The fact is that re-engineering a living system with millions of participants, many of which we don’t even understand the function of, is beyond our capabilities. But there are millions of ‘ordinary’ creatures still living on the planet. Together we form this wonderful, complex, renewable, self-sustaining super-system called the biosphere, or simply nature. It is our home, our mother, our source of nourishment and healing.
If we've got the boogie and cannot stop growing, how about switching from boring, linear, numerical growth to something else? Maximizing aesthetic value, for example. Or increasing love and harmony. Having a more and more complete experience of spirituality. Enhancing human happiness (not the fake laughs seen in advertisements).

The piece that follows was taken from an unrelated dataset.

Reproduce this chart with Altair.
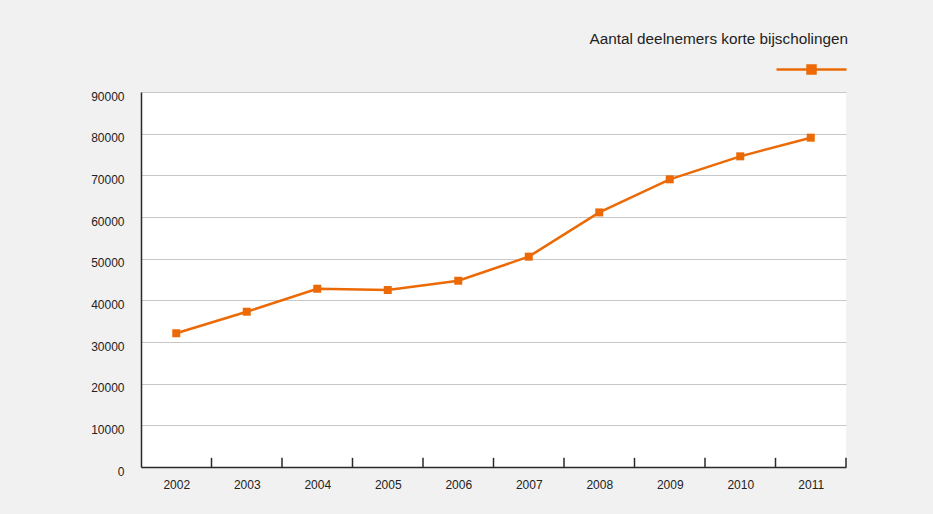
import altair as alt
import pandas as pd

years = ["2002", "2003", "2004", "2005", "2006", "2007", "2008", "2009", "2010", "2011"]
deelnemers = [32100, 37270, 42780, 42470, 44700, 50480, 61100, 69040, 74560, 79040]
series_name = "Aantal deelnemers korte bijscholingen"
tick_positions = [1, 2, 3, 4, 5, 6, 7, 8, 9, 10]

ORANGE = "#ec6a06"
DARK = "#2a2a2a"
FONT = "Liberation Sans"

df = pd.DataFrame({"jaar": years, "aantal": deelnemers, "reeks": series_name})
ticks_df = pd.DataFrame({"pos": tick_positions, "y0": 0, "y1": 2200})

y_enc = alt.Y(
    "aantal:Q",
    scale=alt.Scale(domain=[0, 90000], nice=False),
    axis=alt.Axis(
        values=list(range(0, 90001, 10000)),
        format="d",
        title=None,
        grid=True,
        gridColor="#c8c8c8",
        gridWidth=1,
        ticks=False,
        domainColor=DARK,
        domainWidth=1.5,
        labelPadding=17,
        labelOffset=4,
        labelFontSize=12,
        labelColor="#222222",
        labelFont=FONT,
    ),
)

x_enc = alt.X(
    "jaar:O",
    sort=years,
    scale=alt.Scale(type="point", padding=0.5),
    axis=alt.Axis(
        title=None,
        labelAngle=0,
        ticks=False,
        grid=False,
        domainColor=DARK,
        domainWidth=1.5,
        labelPadding=12,
        labelFontSize=12,
        labelColor="#222222",
        labelFont=FONT,
    ),
)

color_enc = alt.Color(
    "reeks:N",
    scale=alt.Scale(range=[ORANGE]),
    legend=alt.Legend(
        title=None,
        orient="none",
        legendX=664,
        legendY=-29,
        labelExpr="''",
        symbolType="M-7,0L7,0M-0.8,-0.8L0.8,-0.8L0.8,0.8L-0.8,0.8Z",
        symbolSize=100,
        symbolStrokeWidth=2.5,
        symbolFillColor=ORANGE,
        symbolStrokeColor=ORANGE,
        symbolOpacity=1,
        labelLimit=1,
        labelFontSize=10,
        columnPadding=0,
        padding=0,
    ),
)

line = alt.Chart(df).mark_line(
    strokeWidth=2.5,
    point=alt.OverlayMarkDef(shape="square", filled=True, size=64, opacity=1, color=ORANGE),
).encode(x=x_enc, y=y_enc, color=color_enc)

tick_rules = alt.Chart(ticks_df).mark_rule(color=DARK, strokeWidth=1.5).encode(
    x=alt.X("pos:Q", scale=alt.Scale(domain=[0, 10], nice=False), axis=None),
    y=alt.Y("y0:Q"),
    y2="y1:Q",
)

chart = (
    alt.layer(line, tick_rules)
    .resolve_scale(x="independent")
    .properties(
        width=705,
        height=375,
        autosize=alt.AutoSizeParams(type="none"),
        padding={"left": 141, "top": 92, "right": 87, "bottom": 47},
        background="#f1f1f1",
        title=alt.TitleParams(
            text=series_name,
            anchor="end",
            fontSize=15.3,
            font=FONT,
            fontWeight="normal",
            color="#222222",
            offset=4,
            dx=-4,
            baseline="alphabetic",
        ),
    )
    .configure_view(fill="white", strokeWidth=0)
)

chart.save("out.html", embed_options={"renderer": "svg", "actions": False})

Somehow I suspect that there is more excitement and creativity in these endeavors than in GDP or industrial productivity increasing by X%, or the population of Africa growing by Y million. Then the tractors wouldn't have to break up any more virgin fields. We could start leaving nature alone. We could leave room for other creatures.
With microfauna, you can even do this in your garden. You can leave the old trees, and, instead of boring grass, plant bushes with flowers for butterflies, berries for birds, build stone burrows for lizards and so on.
The really big pressure on the biosphere is caused by population growth and overconsumption. The first one in the Third World while the latter mainly in our parts. The culture of obsessive buying, throwing things away, the Object Overload, deserves a separate article. We bury ourselves into stuff, into experiences that money can buy, as a substitute for the lost primary sensations, community, spirituality. The solution is to return to the true sources of pleasure. Then there will be no need for substitutes. No need to build more factories and roads. Nature will be be able to breathe.
Australian Aboriginal art. Source: Pilbara, Pixabay
“Yes, the people in charge, the ministers and big business owners will have to solve these things!", people think. Well, you can also put some pressure on them. I don't know how to do that, but I have noticed that one of the most effective ways of changing human consciousness is by example. Fortunately the ministers and businesspeople of our lives are ourselves.
OK, I’ll do my part when everyone is. When it becomes normal...
I also noticed another thing. When I focus on ‘What can I do now’ instead of ‘What can others do later”, besides regaining control of my life, amazing things become possible in the world.
German: Szeklerland, Hungarian: Székelyföld, Rumanian: Secuime - a rural, still mostly Hungarian-speaking area in Transylvania.
The Asian elephant's habitat once stretched from the islands of Southeast Asia to Siberia and Turkey. Today, only a small population remains in the wild in a few isolated patches.